Through an order issued on Monday, the Federal Circuit granted Hulu LLC’s petition for a writ of mandamus directing the Western District of Texas court to transfer a patent case filed by SITO Mobile R&D IP LLC and SITO Mobile Ltd. to the Central District of California.
The non-precedential opinion interpreted 28 U.S.C. § 1400(b), and found that the lower court abused its discretion in assessing the traditional transfer factors under 28 U.S.C. § 1404(a).
The dispute arose from a June 2020 case filed by SITO against Hulu for patent infringement. In particular, SITO accused the “Hulu Streaming Platform” of infringement based on its delivery of streaming video content in combination with other features, like revenue sharing with content providers, selections of advertisements by a “media selector,” and advertising based on physical location or statistical information.

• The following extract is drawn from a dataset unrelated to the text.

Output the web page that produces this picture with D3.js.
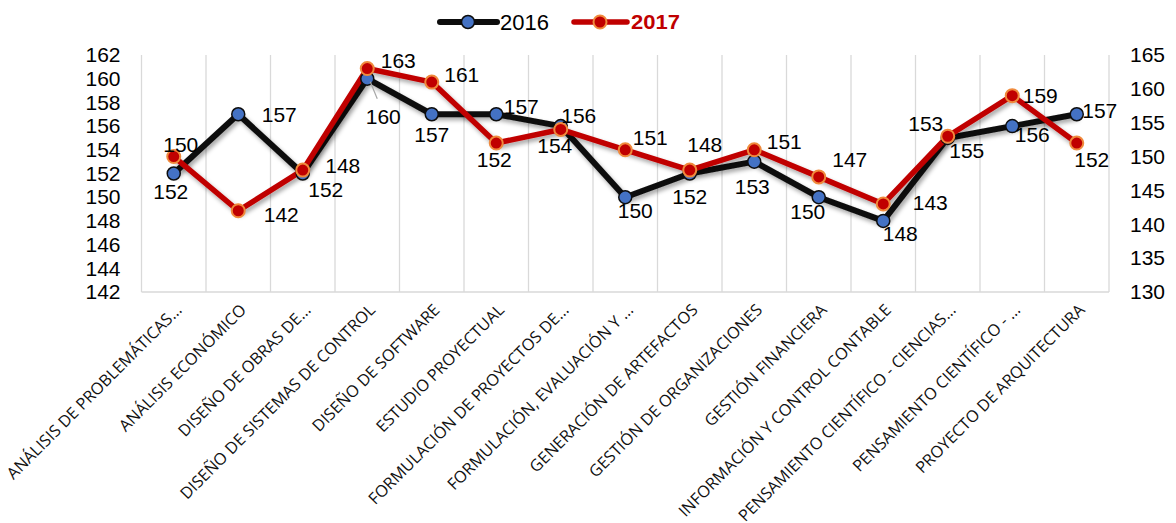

On Oct. 2, 2020, four months after SITO filed its complaint, Hulu requested transfer to the Central District of California for convenience. Its motion explained that it delivers its streaming content via “third party content delivery networks” and that potential witnesses from those networks are located in the Central District of California.
On Apr. 28, 2021, the district court denied Hulu’s motion to transfer based on its analysis of the Fifth Circuit’s public and private interest factors. In this week’s decision, the Federal Circuit noted that it has jurisdiction under the All Writs Act, pursuant to which federal courts “‘may issue all writs necessary or appropriate in aid of their respective jurisdictions and agreeable to the usages and principles of law.’”

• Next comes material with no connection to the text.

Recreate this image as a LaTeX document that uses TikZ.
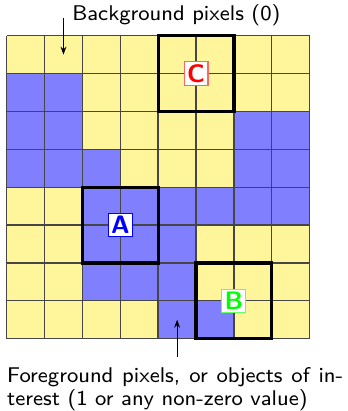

The appellate panel diverged from the lower court in finding that transfer should have been granted as the movant clearly demonstrated that it was for the convenience of the parties and witnesses, and in the interest of justice. The district court reportedly erred as to three factors: “(1) the availability of compulsory process to secure the attendance of witnesses; (2) the cost of attendance for willing witnesses; and (3) the administrative difficulties flowing from court congestion.”
As to compulsory process, and among other deficiencies, the lower court reportedly overlooked evidence showing that third-party witnesses are “overwhelmingly located within the subpoena power of only the transferee venue.” In addition, the court underweighted the significance of the fact that a substantial number of witnesses reside in the Central District of California, whereas none do in the Western District of Texas.
Finally, as to court congestion, the lower court reportedly put too much emphasis on the scheduled trial date. Case law dictates that “‘a court’s general ability to set a fast-paced schedule is not particularly relevant to the court congestion factor,” the opinion explained.
Hulu is represented by O’Melveny & Myers LLP and SITO by Daignault Iyer.
Notably, the federal circuit recently opined on the same transfer provision in another patent infringement case brought in the Western District of Texas. Its June 30 opinion granted the mandamus petition brought by Samsung after similarly finding the lower court’s transfer analysis flawed.